Composed of vocalist Eden Brolin, guitarist Freddy Reish, keyboardist Dashel Thompson and drummer Lewis Pullman, the band started playing when its members were in high school. 

Their first album, “Out of Sorts,” was released on Dec. 20, 2012 with the help of a Kickstarter they created. The group fell off the grid following the release as members went on to attend college, find spouses and start their adult lives, according to a June 19, 2012 article by

Despite their absence, the group gained a sizable listener base and the audience wanted more. 

The band resurfaced in 2020 with “Big Heart Manners,” an album that beautifully encompassed the maturity they had gained over their eight-year hiatus, both in their sound and in the themes of the project.

Most recently, Atta Boy released “Crab Park,” a new album and a new take on the Atta Boy sound. The album consists of 10 songs and has some grooves for your fall playlist such as “Boys,” “Deep Sea Ladder” or “Crab Park.” 

My favorite thing about the album is that the band has seemed to slow down a bit and re-harness the delicate and nostalgic sound of their first album. You’ll find this particularly in the closing track and in my favorite, “Twin Flame.” 

I’d definitely recommend a listen to “Crab Park,” but like any good story, you have to start at the beginning. 

“Gravedigging” by The Buttertones Kailey Shea

I believe ‘80s new wave music constitutes the official soundtrack of autumn.
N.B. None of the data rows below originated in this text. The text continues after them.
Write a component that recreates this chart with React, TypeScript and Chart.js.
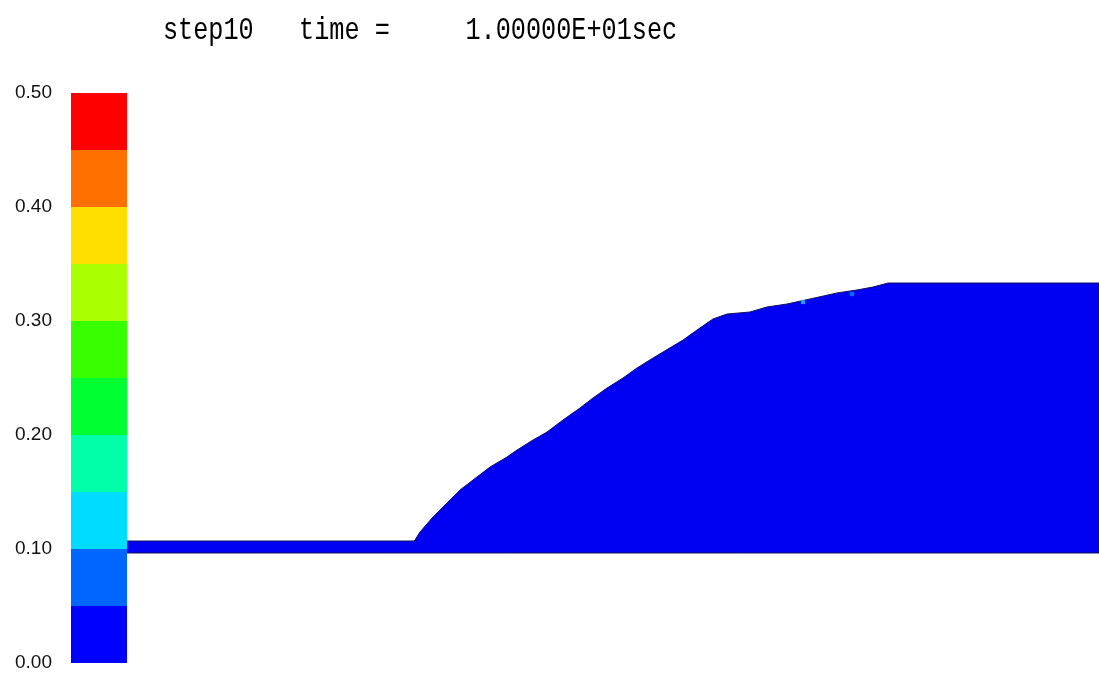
import React, { useEffect, useRef } from "react";
import { Chart, registerables } from "chart.js";

Chart.register(...registerables);

// ---- data ----
const titleText = "step10   time =     1.00000E+01sec";

const bandEdges = [0, 0.05, 0.1, 0.15, 0.2, 0.25, 0.3, 0.35, 0.4, 0.45, 0.5];
const bandColors = [
  "#0000ff",
  "#0066ff",
  "#00dcff",
  "#00ffa8",
  "#00ff30",
  "#38ff00",
  "#aaff00",
  "#ffdf00",
  "#ff7000",
  "#ff0000",
];
const colorbarX = [-56, 0];

const baseLevel = 0.0965;
const profileX = [
  0, 287, 288, 293, 306, 320, 333, 350, 363, 380, 390, 406, 420, 436, 453, 466,
  480, 496, 510, 526, 541, 556, 570, 586, 600, 623, 640, 660, 683, 710, 730, 746,
  761, 972,
];
const profileY = [
  0.107, 0.107, 0.1079, 0.1149, 0.1281, 0.1404, 0.1518, 0.1632, 0.1719, 0.1807,
  0.1868, 0.1956, 0.2026, 0.2132, 0.2237, 0.2325, 0.2412, 0.25, 0.2588, 0.2675,
  0.2754, 0.2833, 0.2921, 0.3018, 0.3061, 0.3079, 0.3123, 0.3149, 0.3193, 0.3246,
  0.3272, 0.3298, 0.3333, 0.3333,
];
const cellX = [676, 725];
const cellY = [0.3167, 0.3237];
const cellColors = ["#1aa0ff", "#0070ff"];

const yTicks = [0, 0.1, 0.2, 0.3, 0.4, 0.5];

export default function App() {
  const ref = useRef<HTMLCanvasElement | null>(null);

  useEffect(() => {
    document.body.style.margin = "0";
    const canvas = ref.current;
    if (!canvas) return;

    const datasets: any[] = [];
    for (let i = 0; i < bandColors.length; i++) {
      datasets.push({
        label: "band" + i,
        data: colorbarX.map((x) => ({ x, y: bandEdges[i + 1] })),
        borderWidth: 0,
        borderColor: "rgba(0,0,0,0)",
        backgroundColor: bandColors[i],
        pointRadius: 0,
        fill: { value: bandEdges[i] },
        order: 5,
      });
    }
    datasets.push({
      label: "domain",
      data: profileX.map((x, i) => ({ x, y: profileY[i] })),
      borderWidth: 1,
      borderColor: "#101060",
      backgroundColor: "#0000f2",
      pointRadius: 0,
      fill: { value: baseLevel },
      order: 3,
    });
    datasets.push({
      label: "base",
      data: [
        { x: profileX[0], y: baseLevel },
        { x: profileX[profileX.length - 1], y: baseLevel },
      ],
      borderWidth: 1,
      borderColor: "#101060",
      pointRadius: 0,
      fill: false,
      order: 2,
    });
    datasets.push({
      label: "cells",
      data: cellX.map((x, i) => ({ x, y: cellY[i] })),
      showLine: false,
      pointStyle: "rect",
      pointRadius: 3,
      pointBorderWidth: 0,
      pointBackgroundColor: cellColors,
      pointBorderColor: cellColors,
      order: 1,
    });

    const titlePlugin = {
      id: "stepTitle",
      afterDraw(chart: any) {
        const ctx = chart.ctx;
        ctx.save();
        ctx.fillStyle = "#000";
        ctx.font = "28px 'Liberation Mono', 'DejaVu Sans Mono', monospace";
        ctx.textBaseline = "alphabetic";
        ctx.translate(163, 39);
        ctx.scale(0.9, 1.1);
        ctx.fillText(titleText, 0, 0);
        ctx.restore();
      },
    };

    const chart = new Chart(canvas, {
      type: "line",
      data: { datasets },
      options: {
        animation: false,
        responsive: false,
        layout: { autoPadding: false, padding: { top: 93, bottom: 12, left: 0, right: 0 } },
        plugins: {
          legend: { display: false },
          tooltip: { enabled: false },
          title: { display: false },
        },
        scales: {
          x: {
            type: "linear",
            min: colorbarX[0],
            max: profileX[profileX.length - 1],
            display: false,
          },
          y: {
            type: "linear",
            min: 0,
            max: 0.5,
            afterFit: (s: any) => {
              s.width = 71;
              s.paddingTop = 0;
              s.paddingBottom = 0;
            },
            afterBuildTicks: (s: any) => {
              s.ticks = yTicks.map((v) => ({ value: v }));
            },
            grid: { display: false, drawTicks: false },
            border: { display: false },
            ticks: {
              padding: 19,
              color: "#111",
              font: { family: "'Liberation Sans', Arial, sans-serif", size: 19 },
              callback: (v: any) => Number(v).toFixed(2),
            },
          },
        },
      },
      plugins: [titlePlugin],
    });
    return () => chart.destroy();
  }, []);

  return (
    <div style={{ position: "absolute", left: 0, top: 0, width: 1099, height: 675 }}>
      <canvas ref={ref} width={1099} height={675} style={{ display: "block" }} />
    </div>
  );
}
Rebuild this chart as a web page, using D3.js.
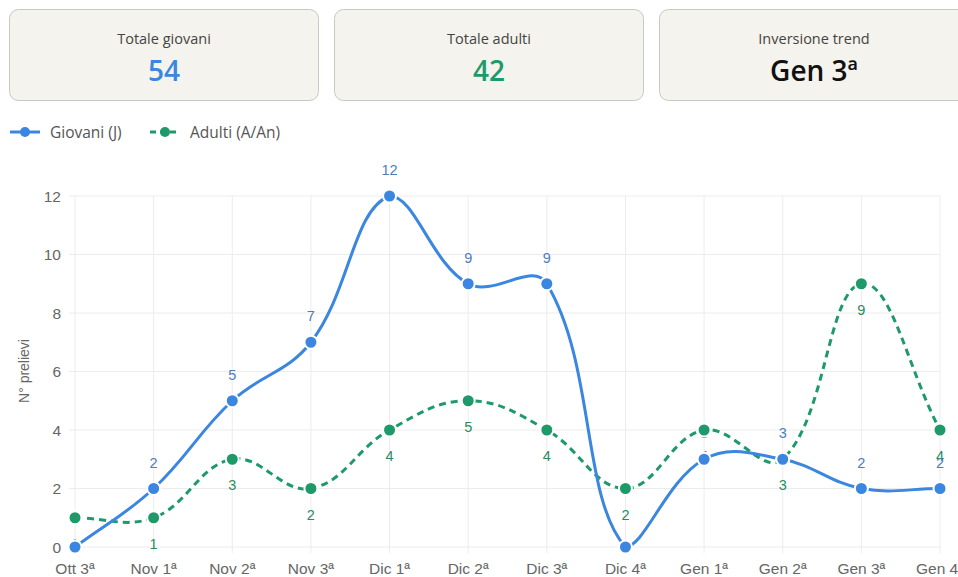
<!DOCTYPE html>
<html>
<head>
<meta charset="utf-8">
<script src="https://cdn.jsdelivr.net/npm/d3@7"></script>
<style>
  body { margin: 0; background: #fff; overflow: hidden; }
  svg { display: block; }
</style>
</head>
<body>
<svg id="chart" width="958" height="577"></svg>
<script>
var weeks = ["Ott 3ª", "Nov 1ª", "Nov 2ª", "Nov 3ª", "Dic 1ª", "Dic 2ª", "Dic 3ª", "Dic 4ª", "Gen 1ª", "Gen 2ª", "Gen 3ª", "Gen 4ª"];
var giovani = [0, 2, 5, 7, 12, 9, 9, 0, 3, 3, 2, 2];
var adulti = [1, 1, 3, 2, 4, 5, 4, 2, 4, 3, 9, 4];
var yTicks = [0, 2, 4, 6, 8, 10, 12];
var cards = [
  {title: "Totale giovani", value: "54", colour: "#3a86e0"},
  {title: "Totale adulti", value: "42", colour: "#1e9a6a"},
  {title: "Inversione trend", value: "Gen 3ª", colour: "#111"}
];

var blue = "#3a86e0", green = "#1e9a6a";
var svg = d3.select("#chart");

// kpi cards
var card = svg.selectAll(".card").data(cards).enter().append("g")
  .attr("transform", (d, i) => "translate(" + (9.5 + i * 325) + ",9.5)");
card.append("rect")
  .attr("width", 309).attr("height", 91).attr("rx", 9)
  .attr("fill", "#f4f3ed").attr("stroke", "#c9c9c4");
card.append("text")
  .attr("x", 154.5).attr("y", 34).attr("text-anchor", "middle")
  .style("font", "14.5px 'Open Sans', sans-serif").style("fill", "#444")
  .text(d => d.title);
card.append("text")
  .attr("x", 154.5).attr("y", 71).attr("text-anchor", "middle")
  .style("font", "600 28px 'Open Sans', sans-serif").style("fill", d => d.colour)
  .text(d => d.value);

// legend
var legend = [{name: "Giovani (J)", colour: blue, dash: null, x: 10},
              {name: "Adulti (A/An)", colour: green, dash: "6,4", x: 150}];
var lg = svg.selectAll(".lg").data(legend).enter().append("g")
  .attr("transform", d => "translate(" + d.x + ",132)");
lg.append("line").attr("x1", 0).attr("x2", 30)
  .attr("stroke", d => d.colour).attr("stroke-width", 3)
  .attr("stroke-dasharray", d => d.dash);
lg.append("circle").attr("cx", 15).attr("r", 5).attr("fill", d => d.colour);
lg.append("text").attr("x", 40).attr("y", 5.5)
  .style("font", "15.5px 'Open Sans', sans-serif").style("fill", "#555")
  .text(d => d.name);

// chart area
var areaLeft = 75, areaRight = 940, areaTop = 196, areaBottom = 547;
var x = d3.scalePoint().domain(weeks).range([areaLeft, areaRight]);
var y = d3.scaleLinear().domain([0, 12]).range([areaBottom, areaTop]);

var grid = svg.append("g");
grid.selectAll(".vg").data(weeks).enter().append("line")
  .attr("x1", d => x(d)).attr("x2", d => x(d))
  .attr("y1", areaTop).attr("y2", areaBottom + 6)
  .attr("stroke", "#ececec");
grid.selectAll(".hg").data(yTicks).enter().append("line")
  .attr("x1", areaLeft - 6).attr("x2", areaRight)
  .attr("y1", d => y(d)).attr("y2", d => y(d))
  .attr("stroke", "#ececec");

var axisFont = "15.5px 'Liberation Sans', Arial, sans-serif";
svg.append("g").selectAll("text").data(yTicks).enter().append("text")
  .attr("x", 61).attr("y", d => y(d) + 5.5).attr("text-anchor", "end")
  .style("font", axisFont).style("fill", "#666")
  .text(d => d);
svg.append("g").selectAll("text").data(weeks).enter().append("text")
  .attr("x", d => x(d)).attr("y", 574).attr("text-anchor", "middle")
  .style("font", axisFont).style("fill", "#666")
  .text(d => d);
svg.append("text")
  .attr("transform", "translate(29,371) rotate(-90)")
  .attr("text-anchor", "middle")
  .style("font", "14px 'Liberation Sans', Arial, sans-serif").style("fill", "#666")
  .text("N° prelievi");

// spline like chart.js (tension 0.4, control points kept inside the area)
function splinePath(pts, t) {
  var p = d3.path();
  var cap = v => Math.max(areaTop, Math.min(areaBottom, v));
  var cps = pts.map(function(cur, i) {
    var prev = pts[i - 1] || cur, next = pts[i + 1] || cur;
    var d01 = Math.hypot(cur[0] - prev[0], cur[1] - prev[1]);
    var d12 = Math.hypot(next[0] - cur[0], next[1] - cur[1]);
    var s01 = d01 / (d01 + d12) || 0, s12 = d12 / (d01 + d12) || 0;
    var fa = t * s01, fb = t * s12;
    return {
      px: cur[0] - fa * (next[0] - prev[0]), py: cap(cur[1] - fa * (next[1] - prev[1])),
      nx: cur[0] + fb * (next[0] - prev[0]), ny: cap(cur[1] + fb * (next[1] - prev[1]))
    };
  });
  p.moveTo(pts[0][0], pts[0][1]);
  for (var i = 1; i < pts.length; i++) {
    p.bezierCurveTo(cps[i - 1].nx, cps[i - 1].ny, cps[i].px, cps[i].py, pts[i][0], pts[i][1]);
  }
  return p.toString();
}

var series = [
  {values: adulti, colour: green, dash: "7,5", label: "#2b8a62", dy: 31, hideZero: false},
  {values: giovani, colour: blue, dash: null, label: "#4f7dba", dy: -21, hideZero: true}
];

series.forEach(function(s) {
  var pts = s.values.map((v, i) => [x(weeks[i]), y(v)]);
  svg.append("path")
    .attr("d", splinePath(pts, 0.4))
    .attr("fill", "none")
    .attr("stroke", s.colour).attr("stroke-width", 3)
    .attr("stroke-dasharray", s.dash);
});

// value labels first, points drawn over them
series.forEach(function(s) {
  svg.append("g").selectAll("text").data(s.values).enter().append("text")
    .attr("x", (d, i) => x(weeks[i])).attr("y", d => y(d) + s.dy)
    .attr("text-anchor", "middle")
    .style("font", "14.5px 'Liberation Sans', Arial, sans-serif").style("fill", s.label)
    .text(d => (s.hideZero && d === 0) ? "" : d);
});
series.forEach(function(s) {
  svg.append("g").selectAll("circle").data(s.values).enter().append("circle")
    .attr("cx", (d, i) => x(weeks[i])).attr("cy", d => y(d))
    .attr("r", 6.5).attr("fill", s.colour)
    .attr("stroke", "#fff").attr("stroke-width", 2);
});
</script>
</body>
</html>
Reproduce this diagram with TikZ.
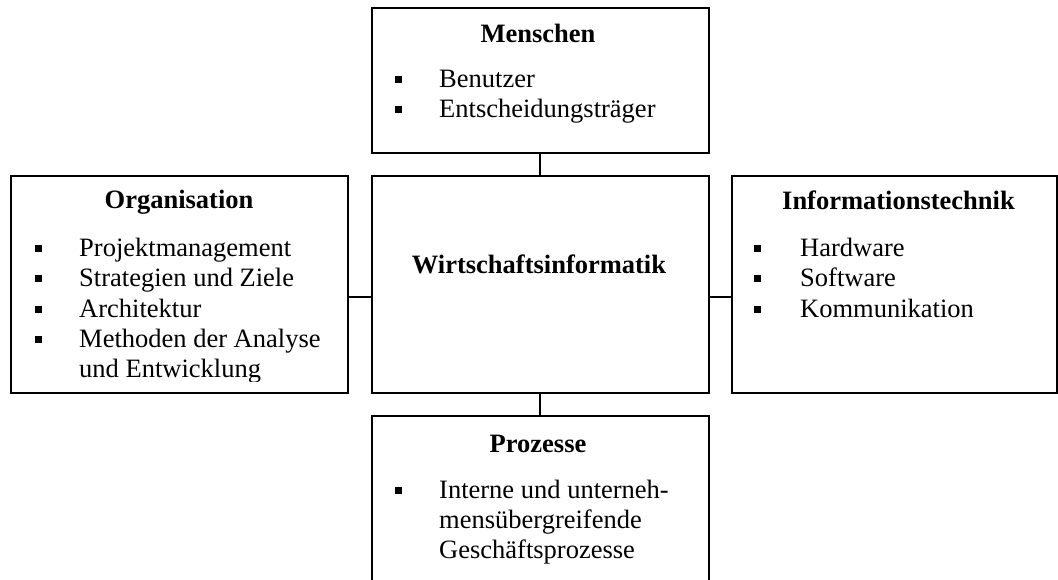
\documentclass[tikz,border=0pt]{standalone}
\usepackage{fontspec}
\setmainfont{Liberation Serif}
\newcommand{\bodysize}{\fontsize{26.5}{30}\selectfont}
\begin{document}
\begin{tikzpicture}[x=1pt,y=-1pt,
  box/.style={draw, line width=2.2pt, inner sep=0pt, anchor=north west},
  head/.style={font=\bodysize\bfseries, anchor=base, inner sep=0pt},
  itemtext/.style={font=\bodysize, anchor=base west, inner sep=0pt},
  link/.style={line width=2.2pt}]
\useasboundingbox (0,0) rectangle (1058,580);
\clip (0,0) rectangle (1058,580);
\fill[white] (0,0) rectangle (1058,580);

% bullet square, centred 8pt above the given baseline
\newcommand{\sqbullet}[2]{\fill (#1-3.5,#2-11.5) rectangle (#1+3.5,#2-4.5);}

% frames
\node[box, minimum width=337pt, minimum height=145pt] (men)  at (370.5,7)   {};
\node[box, minimum width=337pt, minimum height=217pt] (org)  at (10,175)  {};
\node[box, minimum width=337pt, minimum height=217pt] (wi)   at (370.5,175) {};
\node[box, minimum width=325pt, minimum height=217pt] (it)   at (731,175) {};
\node[box, minimum width=337pt, minimum height=205pt] (proz) at (370.5,415) {};

% links to the centre
\draw[link] (men.south) -- (wi.north);
\draw[link] (wi.south) -- (proz.north);
\draw[link] ([yshift=-12.5pt]org.east) -- ([yshift=-12.5pt]wi.west);
\draw[link] ([yshift=-12.5pt]wi.east) -- ([yshift=-12.5pt]it.west);

% centre
\node[head] (wititle) at (539,273) {Wirtschaftsinformatik};

% Menschen
\node[head] (mentitle) at (538,43) {Menschen};
\sqbullet{398}{88}  \node[itemtext] (men1) at (439,88)  {Benutzer};
\sqbullet{398}{118} \node[itemtext] (men2) at (439,118) {Entscheidungsträger};

% Organisation (last line cut off by the text frame)
\node[head] (orgtitle) at (179,209) {Organisation};
\begin{scope}
\clip (10,175) rectangle (347,381);
\sqbullet{38}{257} \node[itemtext] (org1) at (79,257) {Projektmanagement};
\sqbullet{38}{287} \node[itemtext] (org2) at (79,287) {Strategien und Ziele};
\sqbullet{38}{317} \node[itemtext] (org3) at (79,317) {Architektur};
\sqbullet{38}{347} \node[itemtext] (org4) at (79,347) {Methoden der Analyse};
\node[itemtext] (org5) at (79,377) {und Entwicklung};
\end{scope}

% Informationstechnik
\node[head] (ittitle) at (898.5,210) {Informationstechnik};
\sqbullet{757}{257} \node[itemtext] (it1) at (800,257) {Hardware};
\sqbullet{757}{287} \node[itemtext] (it2) at (800,287) {Software};
\sqbullet{757}{317} \node[itemtext] (it3) at (800,317) {Kommunikation};

% Prozesse
\node[head] (proztitle) at (538,452) {Prozesse};
\sqbullet{398}{498} \node[itemtext] (proz1) at (439,498) {Interne und unterneh-};
\node[itemtext] (proz2) at (439,528) {mensübergreifende};
\node[itemtext] (proz3) at (439,558) {Geschäftsprozesse};
\end{tikzpicture}
\end{document}
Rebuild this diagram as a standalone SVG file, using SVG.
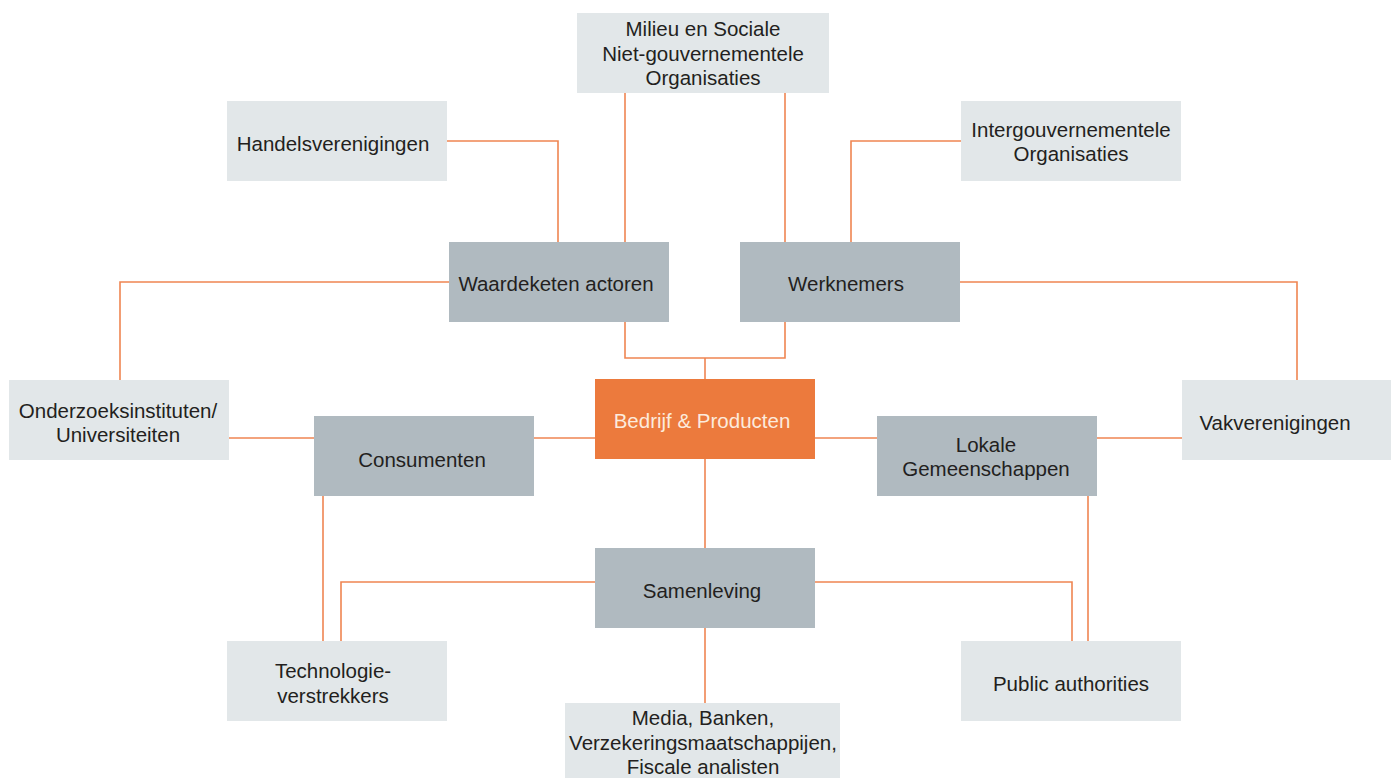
<svg xmlns="http://www.w3.org/2000/svg" width="1391" height="778" viewBox="0 0 1391 778">
<style>
.d{fill:#B0BAC0}
.l{fill:#E2E7E9}
.o{fill:#EC7A3D}
text{font-family:"Liberation Sans",Arial,sans-serif;font-size:20.5px;fill:#231F20;text-anchor:middle}
.w{fill:#FCEBDD}
#connectors path{fill:none;stroke:#EF8552;stroke-width:1.6}
</style>
<rect width="1391" height="778" fill="#fff"/>
<g id="connectors">
<path d="M447 141H558V242"/>
<path d="M625 93V242"/>
<path d="M785 93V242"/>
<path d="M961 141H851V242"/>
<path d="M449 282H120V380"/>
<path d="M960 282H1297V380"/>
<path d="M625 322V358H785V322"/>
<path d="M705 358V379"/>
<path d="M229 438H314"/>
<path d="M534 438H595"/>
<path d="M815 438H877"/>
<path d="M1097 438H1182"/>
<path d="M705 459V548"/>
<path d="M323 496V641"/>
<path d="M595 582H341V641"/>
<path d="M815 582H1072V641"/>
<path d="M1088 496V641"/>
<path d="M705 628V703"/>
</g>
<g id="milieu"><rect class="l" x="577" y="13" width="252" height="80"/><text x="703" y="36">Milieu en Sociale</text><text x="703" y="60.5">Niet-gouvernementele</text><text x="703" y="85">Organisaties</text></g>
<g id="handels"><rect class="l" x="227" y="101" width="220" height="80"/><text x="333" y="151">Handelsverenigingen</text></g>
<g id="intergouv"><rect class="l" x="961" y="101" width="220" height="80"/><text x="1071" y="137">Intergouvernementele</text><text x="1071" y="161">Organisaties</text></g>
<g id="waardeketen"><rect class="d" x="449" y="242" width="220" height="80"/><text x="556" y="291">Waardeketen actoren</text></g>
<g id="werknemers"><rect class="d" x="740" y="242" width="220" height="80"/><text x="846" y="291">Werknemers</text></g>
<g id="onderzoek"><rect class="l" x="9" y="380" width="220" height="80"/><text x="118" y="418">Onderzoeksinstituten/</text><text x="118" y="442">Universiteiten</text></g>
<g id="bedrijf"><rect class="o" x="595" y="379" width="220" height="80"/><text class="w" x="702" y="428">Bedrijf &amp; Producten</text></g>
<g id="vak"><rect class="l" x="1182" y="380" width="215" height="80"/><text x="1275" y="430">Vakverenigingen</text></g>
<g id="consumenten"><rect class="d" x="314" y="416" width="220" height="80"/><text x="422" y="467">Consumenten</text></g>
<g id="lokale"><rect class="d" x="877" y="416" width="220" height="80"/><text x="986" y="452">Lokale</text><text x="986" y="476">Gemeenschappen</text></g>
<g id="samenleving"><rect class="d" x="595" y="548" width="220" height="80"/><text x="702" y="598">Samenleving</text></g>
<g id="technologie"><rect class="l" x="227" y="641" width="220" height="80"/><text x="333" y="678">Technologie-</text><text x="333" y="703">verstrekkers</text></g>
<g id="public"><rect class="l" x="961" y="641" width="220" height="80"/><text x="1071" y="691">Public authorities</text></g>
<g id="media"><rect class="l" x="565" y="703" width="275" height="80"/><text x="703" y="725">Media, Banken,</text><text x="703" y="750">Verzekeringsmaatschappijen,</text><text x="703" y="774">Fiscale analisten</text></g>
</svg>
The air grows crisp, the leaves pop into color and I switch out the yacht rock for something I like to consider a little more sophisticated. 

However, it’s hard to haul it to a chem lab with Joy Division’s “Love Will Tear Us Apart” blasting in your ears. 

In “Gravedigging,” The Buttertones maintain the luscious, velvety vocals that I like about Depeche Mode and New Order, but set it to a groovy, upbeat background reminiscent of The B-52’s and The Sonics. 

The electricity of “Neon Cowboy” packages you with the emotional muscle required for the day, the suspenseful surf-rock banter of the first half of “Gravediggin’” delivers you to where you need to be and the vocal echoes and sonic swirls of “Ghost Safari” provide the angst necessary for this time of the year.